Maidens are unbranched, grafted one year prior.
- They are the youngest, cheapest fruit tree you can buy.
- They are the basic "building block" from which all other tree shapes are formed (apart from mini-patio trees).
"Bush" and half-standards forms are branched, grafted two or three years prior.
- They are the most popular options for most gardeners, giving you a real head start on a mature tree:
- The difference is that the bush form has a short trunk about 75cm tall, and the half-standard form has a trunk about 1.25cm tall.
- The bush form is easy to harvest and takes up less space. A strimmer may be easier to get under it than a lawnmower.
- The half-standard form produces more fruit, and you can push a mower around it more easily.
Read more about fruit tree sizes.
Choosing Fruit Trees
Quickly Choose the Best Variety Lists
What are the best fruit trees for the UK?
Our range of fruit trees includes well known supermarket varieties and old heritage favourites.
We try to give enough info to make a decision based on your area, but wherever you are, good soil and sun are ideal.
The apple and the blackberry are the essential British fruits, along with the blackcurrant for jelly and the gooseberry for dessert.
Fruit needs sun to sweeten, so in the shade it's good to grow acidic, sour varieties for cooking and jam, like a Bramley or Grenadier cooking apple, or the Morello sour cherry.
Our smallest fruit tree is Little Miss Figgy dwarf fig, perfect for a pot on a sunny patio, or for the front of a hot border.
- We no longer sell ready-made fan, espalier, or cordon fruit trees for training on wires: you can make your own by starting with a maiden tree.
- We no longer sell "Franken Family fruit trees" of multiple varieties grafted onto one tree; you can buy rootstocks to create your own.
Which Fruit Tree Shape Should I Choose?
The best fruit tree shape for you will mostly depend on how much space you have.
- For a normal town garden, a tree prepared as a bush (i.e. with a short trunk) is ideal, and should grow to under 3 metres.

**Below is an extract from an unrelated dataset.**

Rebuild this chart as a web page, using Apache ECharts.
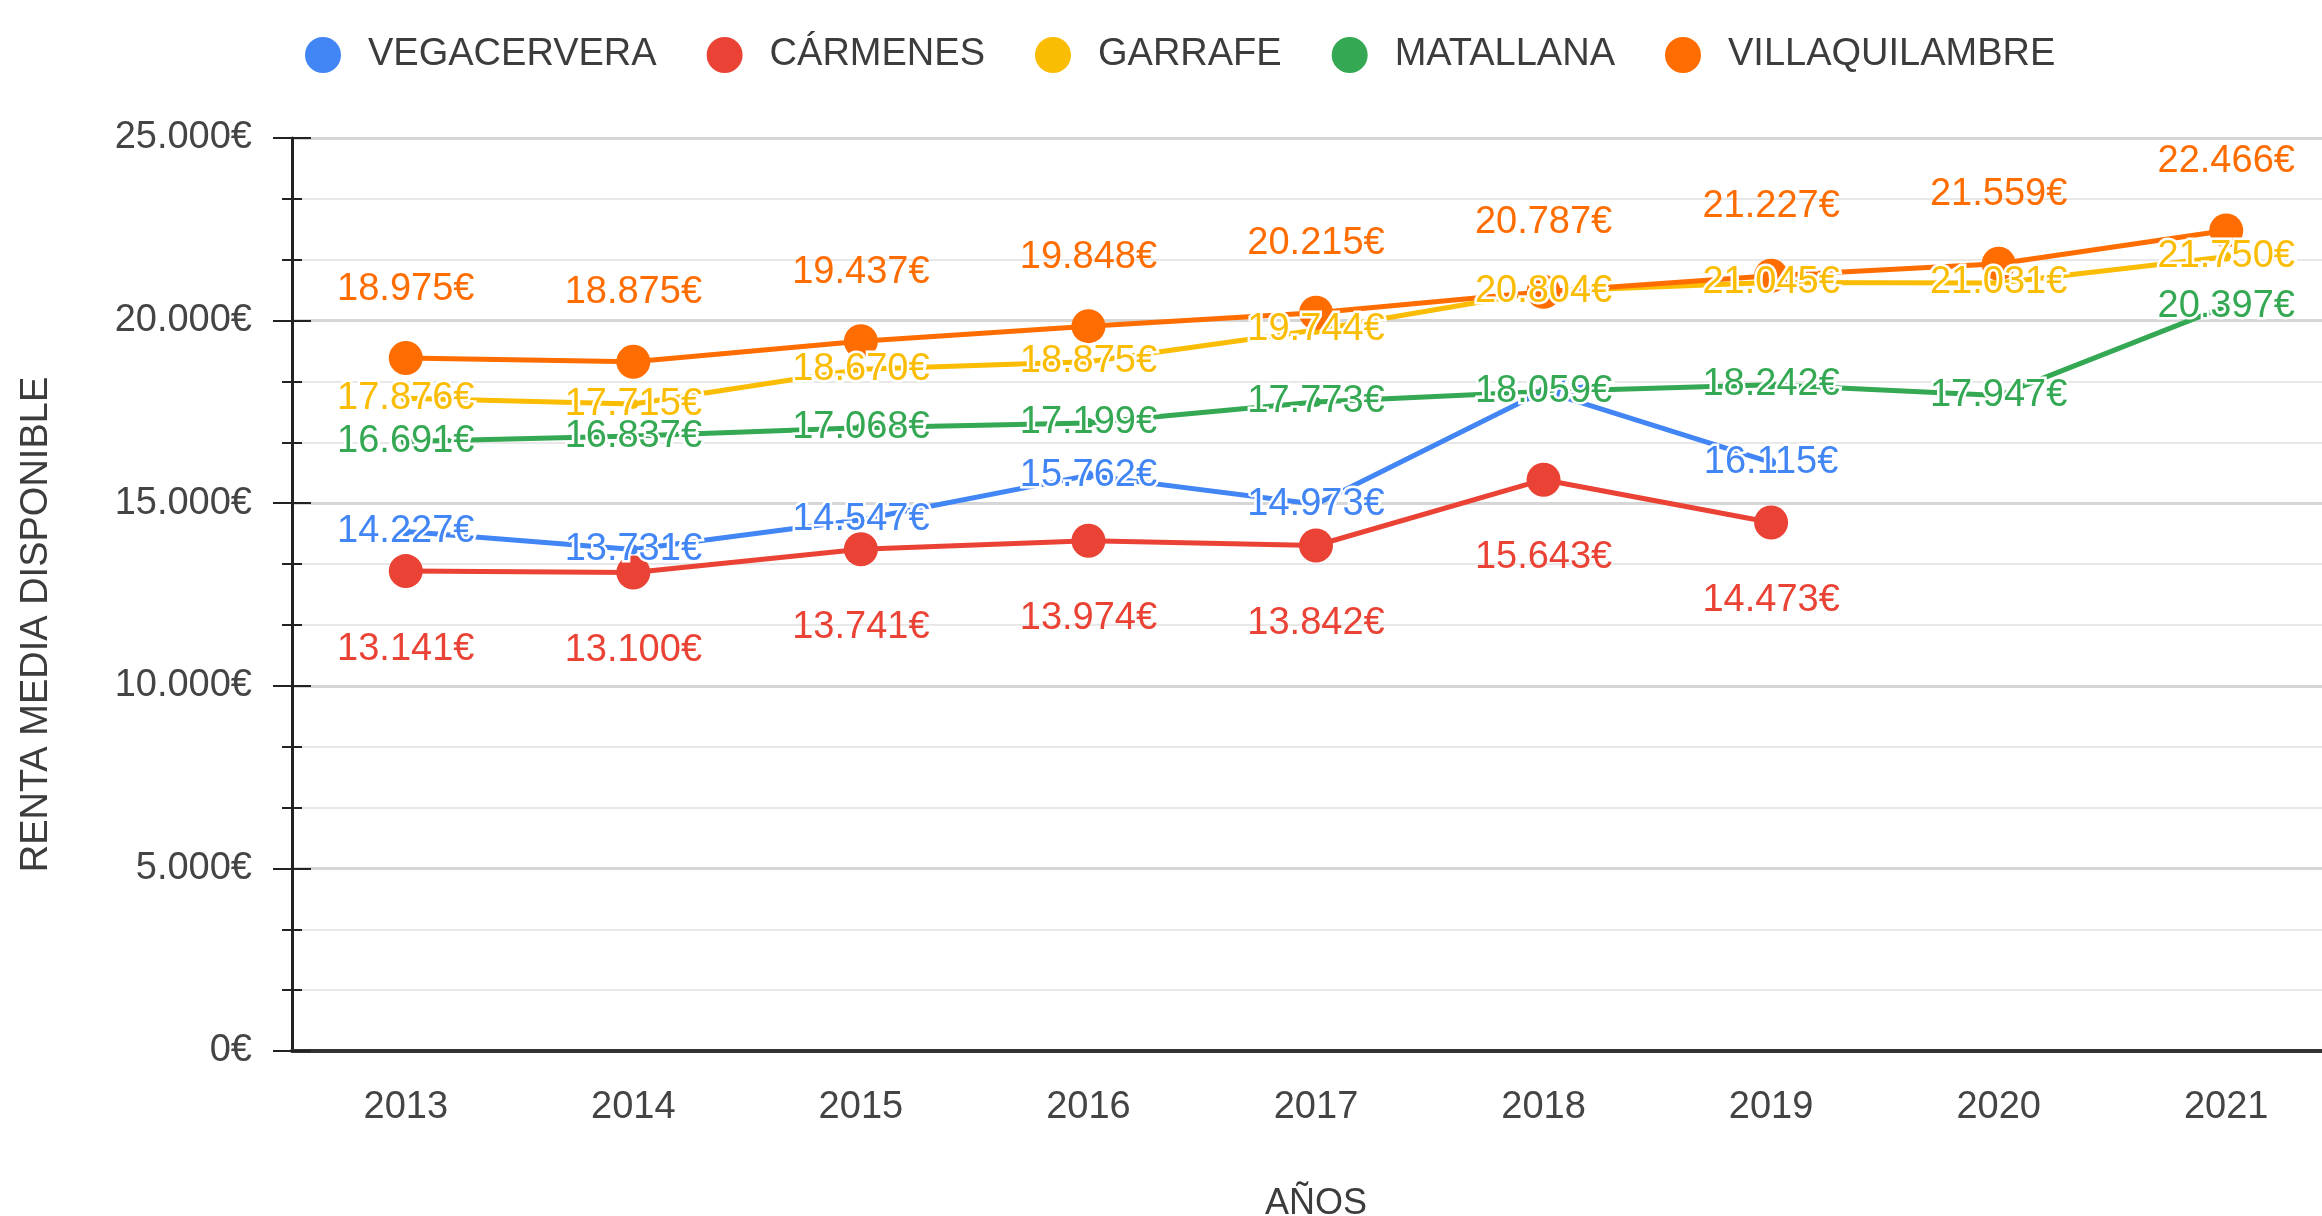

- A half standard is a proper orchard tree that will reach around 4 metres.
- Selected varieties are available as ready-made cordons, which are grown diagonally on wires, usually against a sunny wall.
One-year-old maidens are the cheapest way to buy a fruit tree, from which you can make any shape; you must start with a maiden for training fans or espaliers.
Our fruit tree shapes page has more details.
Pruning Fruit Trees
You must prune your trees from the start. Failure to prune will result in an unproductive mess.
Prune fruit trees with sharp, clean tools.
Ideally, disinfect your tools with alcohol between each tree, and between each cut if there is any sign of disease.
As with any tree, remove DDD wood at any time: Dead, Diseased, and Damaged wood.
Do most pruning in winter, except on stone fruit (Prunus species: cherry, plum, gage, damson), which should ideally be pruned in dry weather during late spring and summer, when the sap is flowing, to prevent Silver Leaf disease.
Our pruning videos show you how easy it is to train maidens into your own Open Centre Bush or Half Standard forms, and cordons for spur bearing apples and pears (if you buy those forms ready-made, skip the year one video and start at year two).